RECORDED DATA:
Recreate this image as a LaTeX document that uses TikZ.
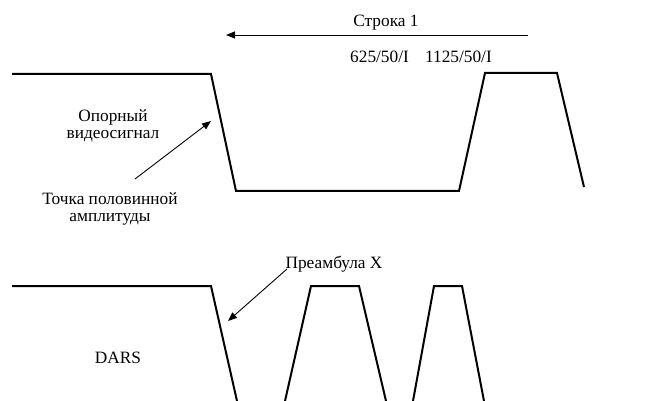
\documentclass[tikz,border=0pt]{standalone}
\usepackage{fontspec}
\setmainfont{Liberation Serif}
\usetikzlibrary{arrows.meta}
\begin{document}
\begin{tikzpicture}[x=1pt,y=-1pt,
  wave/.style={line width=2pt,line join=miter},
  pointer/.style={line width=0.9pt,-{Triangle[length=9pt,width=7pt]}},
  lbl/.style={font=\fontsize{17.3}{16.5}\selectfont,align=center,inner sep=0pt}]
\useasboundingbox (0,0) rectangle (651,401);
% top waveform
\draw[wave] (12,74) -- (211,74) -- (236,191) -- (459,191) -- (485,73) -- (557,73) -- (584,187);
% bottom waveform
\draw[wave] (12,286) -- (211,286) -- (237,401);
\draw[wave] (285,401) -- (311,286) -- (359,286) -- (386,401);
\draw[wave] (413,401) -- (434,286) -- (462,286) -- (484,401);
% labels
\node[lbl,anchor=base] (line1) at (386,27) {Строка 1};
\coordinate (a1s) at (528,35);
\coordinate (a1e) at (226,35);
\draw[pointer] (a1s) -- (a1e);
\node[lbl,anchor=base] (std) at (421,63) {625/50/I\hspace{12pt} 1125/50/I};
\node[lbl] (ref) at (113,126) {Опорный\\видеосигнал};
\node[lbl] (half) at (110,209) {Точка половинной\\амплитуды};
\coordinate (a2s) at (135,179);
\coordinate (a2e) at (211,121);
\draw[pointer] (a2s) -- (a2e);
\node[lbl,anchor=base] (pre) at (334,268) {Преамбула X};
\coordinate (a3s) at (287,269);
\coordinate (a3e) at (228,321);
\draw[pointer] (a3s) -- (a3e);
\node[lbl,anchor=base] (dars) at (118,363) {DARS};
\end{tikzpicture}
\end{document}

STATED PROBLEM:
Restate the data above word for word. Do not include the images.

EXERCISE RESPONSE:
Recreate this image as a LaTeX document that uses TikZ.
\documentclass[tikz,border=0pt]{standalone}
\usepackage{fontspec}
\setmainfont{Liberation Serif}
\usetikzlibrary{arrows.meta}
\begin{document}
\begin{tikzpicture}[x=1pt,y=-1pt,
  wave/.style={line width=2pt,line join=miter},
  pointer/.style={line width=0.9pt,-{Triangle[length=9pt,width=7pt]}},
  lbl/.style={font=\fontsize{17.3}{16.5}\selectfont,align=center,inner sep=0pt}]
\useasboundingbox (0,0) rectangle (651,401);
% top waveform
\draw[wave] (12,74) -- (211,74) -- (236,191) -- (459,191) -- (485,73) -- (557,73) -- (584,187);
% bottom waveform
\draw[wave] (12,286) -- (211,286) -- (237,401);
\draw[wave] (285,401) -- (311,286) -- (359,286) -- (386,401);
\draw[wave] (413,401) -- (434,286) -- (462,286) -- (484,401);
% labels
\node[lbl,anchor=base] (line1) at (386,27) {Строка 1};
\coordinate (a1s) at (528,35);
\coordinate (a1e) at (226,35);
\draw[pointer] (a1s) -- (a1e);
\node[lbl,anchor=base] (std) at (421,63) {625/50/I\hspace{12pt} 1125/50/I};
\node[lbl] (ref) at (113,126) {Опорный\\видеосигнал};
\node[lbl] (half) at (110,209) {Точка половинной\\амплитуды};
\coordinate (a2s) at (135,179);
\coordinate (a2e) at (211,121);
\draw[pointer] (a2s) -- (a2e);
\node[lbl,anchor=base] (pre) at (334,268) {Преамбула X};
\coordinate (a3s) at (287,269);
\coordinate (a3e) at (228,321);
\draw[pointer] (a3s) -- (a3e);
\node[lbl,anchor=base] (dars) at (118,363) {DARS};
\end{tikzpicture}
\end{document}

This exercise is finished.